Rice, of course, is almost as prolific with his words as he is with his sacks. He seems to draw real pleasure from painting the atmosphere of an event, and he certainly draws a crowd in the locker room whenever he speaks. His comments are almost always hopeful and forward-reaching. As the Bucs got set to vie for the division title on Sunday and start out on what they hope is a successful playoff run, Rice contemplated what it would take to continue the team's late-season surge.
"Everybody has, I think, a piece of the victory that we've done this year," he said. "In the road that we're about to embark into, we're going to need the best from everybody – our personnel, our special teams, our units – to really do the things that we want to accomplish this year."
Rice knows that big plays can come from any corner of the Bucs' roster, particularly on a defense that includes such proven crunch-time performers as Ronde Barber, Derrick Brooks, Shelton Quarles and Greg Spires. The last time the Bucs played these Saints, five weeks ago, Barber sealed the game with his third pick of the day, intercepting an Aaron Brooks pass at the goal line in the final minute.

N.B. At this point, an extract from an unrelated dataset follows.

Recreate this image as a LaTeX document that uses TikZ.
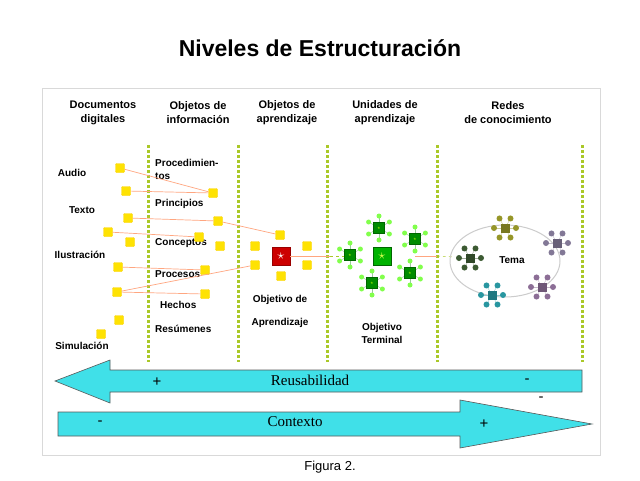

Rice himself has had such big plays as the touchdown-causing strip at Atlanta and his diving interception of a deflected ball against Washington.
"We've won the tight games and before we didn't," said Rice. "Before we were receiving the brunt of the bad things that would happen. You see what happens at the end of the games now, at the tight part of the game we're stepping up and playing through it."
That's something new for the Buccaneers, at least as compared to the previous two seasons. Rice's big play-making – that's nothing new. His incredible, uninterrupted run of success may have inured the rest of the league to his accomplishments, but the Bucs are thrilled to have him.